AIADMK's U-turn galore on ties with BJP

Ruling AIADMK's double speak on its ties with the BJP continues unabated.

The party has been sending mixed signals about its much-talked about relationship with the BJP at a time Opposition parties in Tamil Nadu are up in arms against the national party on the Cauvery issue.

The latest volte-face came on Monday when AIADMK top guns  —  Lok Sabha Deputy Speaker M Thambidurai and Fisheries Minister D Jayakumar  —  took pains to explain that the party has not decided on its alliance with the BJP.

The spur was an article in the party's mouthpiece Namadhu Puratchi Thalaivi Amma on Sunday that said signs are increasingly becoming visible for the AIADMK and the BJP to work like a double-barrelled gun in Indian politics and that the pathway was clear.
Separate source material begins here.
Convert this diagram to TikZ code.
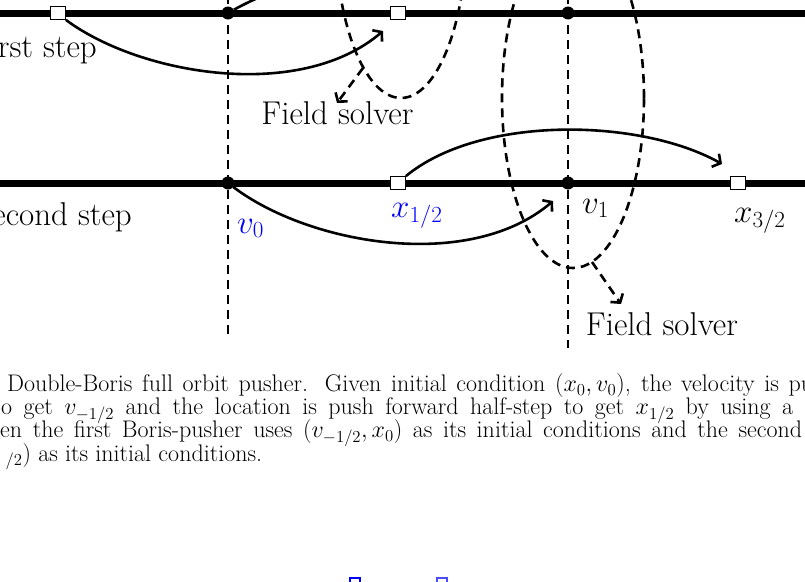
\documentclass[tikz,border=0pt]{standalone}
\usepackage{fix-cm}
\usepackage{amsmath,amssymb}
\usetikzlibrary{arrows.meta}

\begin{document}
\begin{tikzpicture}[x=1pt, y=-1pt,
    rail/.style={line width=7pt},
    ptx/.style={draw, line width=0.8pt, fill=white, minimum width=15pt, minimum height=13pt, inner sep=0pt},
    ptv/.style={circle, fill=black, minimum size=13pt, inner sep=0pt},
    push/.style={-{Straight Barb[length=6pt, width=15pt]}, line width=2.6pt},
    tline/.style={dash pattern=on 9pt off 6pt, line width=2.6pt},
    fsarr/.style={-{Straight Barb[length=6pt, width=15pt]}, dash pattern=on 9pt off 6pt, line width=2.6pt},
    lbl/.style={font=\fontsize{33}{40}\selectfont, inner sep=0pt},
    captxt/.style={font=\fontsize{24}{23.2}\selectfont, inner sep=0pt, text height=14pt, text depth=4pt, anchor=base west}]
    \useasboundingbox (0,0) rectangle (805,581);
    \clip (0,0) rectangle (805,581);

    \coordinate (r1w) at (-20,13);  \coordinate (r1e) at (825,13);
    \coordinate (r2w) at (-20,183); \coordinate (r2e) at (825,183);
    \draw[rail] (r1w) -- (r1e);
    \draw[rail] (r2w) -- (r2e);

    \coordinate (t0a) at (228,-20); \coordinate (t0b) at (228,336);
    \coordinate (t1a) at (568,-20); \coordinate (t1b) at (568,348);
    \draw[tline] (t0a) -- (t0b);
    \draw[tline] (t1a) -- (t1b);

    \draw[tline] (401,-72) ellipse [x radius=66pt, y radius=170pt];
    \draw[tline] (573,98) ellipse [x radius=71pt, y radius=170pt];

    \node[ptx] (q0) at (58,13) {};
    \node[ptv] (a0) at (228,13) {};
    \node[ptx] (q1) at (398,13) {};
    \node[ptv] (a1) at (568,13) {};
    \node[ptv] (b0) at (228,183) {};
    \node[ptx] (p1) at (398,183) {};
    \node[ptv] (b1) at (568,183) {};
    \node[ptx] (p3) at (738,183) {};

    \coordinate (h1) at (383,31);
    \coordinate (h2) at (553,-5);
    \coordinate (h3) at (553,201);
    \coordinate (h4) at (722,164);
    \draw[push] (q0.south east) .. controls (140,75) and (300,102) .. (h1);
    \draw[push] (a0) .. controls (320,-38) and (470,-55) .. (h2);
    \draw[push] (b0) .. controls (310,245) and (470,272) .. (h3);
    \draw[push] (p1.north east) .. controls (480,115) and (640,118) .. (h4);

    \node[lbl, anchor=base east] (s1) at (97,57) {rst step};
    \node[lbl, anchor=base east] (s2) at (132,225) {econd step};
    \node[lbl, anchor=base west, text=blue] (lv0) at (237,233) {$v_0$};
    \node[lbl, anchor=base west, text=blue] (lx1) at (391,217) {$x_{1/2}$};
    \node[lbl, anchor=base west] (lv1) at (582,213) {$v_1$};
    \node[lbl, anchor=base west] (lx3) at (734,222) {$x_{3/2}$};

    \node[lbl, anchor=base] (fs1) at (337.5,124) {Field solver};
    \node[lbl, anchor=base] (fs2) at (662,335) {Field solver};
    \coordinate (f1) at (363,68);  \coordinate (g1) at (337,103);
    \coordinate (f2) at (592,262); \coordinate (g2) at (621,304);
    \draw[fsarr] (f1) -- (g1);
    \draw[fsarr] (f2) -- (g2);

    \node[captxt] (c1) at (0,391.5) {\hbox to 813pt{\kern7pt Double-Boris full orbit pusher. Given initial condition $(x_0, v_0)$, the velocity is pu}};
    \node[captxt] (c2) at (0,414.7) {\hbox to 793pt{\kern1pt o get $v_{-1/2}$ and the location is push forward half-step to get $x_{1/2}$ by using a}};
    \node[captxt] (c3) at (0,437.9) {\hbox to 802pt{en the first Boris-pusher uses $(v_{-1/2}, x_0)$ as its initial conditions and the second}};
    \node[captxt] (c4) at (0,461) {\hbox to 262pt{\hfil$_{/2})$ as its initial conditions.}};

    \draw[blue, line width=1.2pt] (350,578) rectangle (360,595);
    \draw[blue!70, line width=1.2pt] (437,578) rectangle (447,595);
\end{tikzpicture}
\end{document}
The latest article came only a week after the same mouthpiece accused the Centre of neglecting Tamil Nadu on every vital issue and asked it to change its attitude.

As speculation on the formal coming together of the two parties was rife, Thambidurai and Jayakumar sought to downplay the article saying no decision has been taken on the alliance and that they just have a "working relationship" with the BJP.

The AIADMK has been functioning as an unofficial ally of the BJP, especially inside Parliament, since its leader J Jayalalithaa's death in December 2016.

While Jayakumar said it was only an opinion piece and not the official stand of the party, Thambidurai said the AIADMK is functioning as a separate party in Parliament and there is no alliance so far.

Arch-rival DMK used the opportunity to take a dig saying the two parties were indeed a "double-barrelled gun" on issues such as Cauvery and NEET controversy.

Political analysts said the "double speak" betrayed the AIADMK's catch-22 situation vis-a-vis BJP since the Tamil Nadu's ruling party is caught between the national party and the people of the state.

Political commentator Bernard D' Sami told DH that since the current AIADMK leadership does not have the mandate to run the government, they would depend on the BJP's support for everything.

"To complete their tenure, they will continue to talk about an alliance with the BJP and make noise on issues concerning the state. But, I don't know how far people will believe them," D' Sami, Professor of History at Loyola College, said.

However, another observer Sumanth C Raman said the AIADMK is testing the waters to gauge the mood of the people.

"I don't think a formal alliance between the two parties is a great idea at this stage," he said.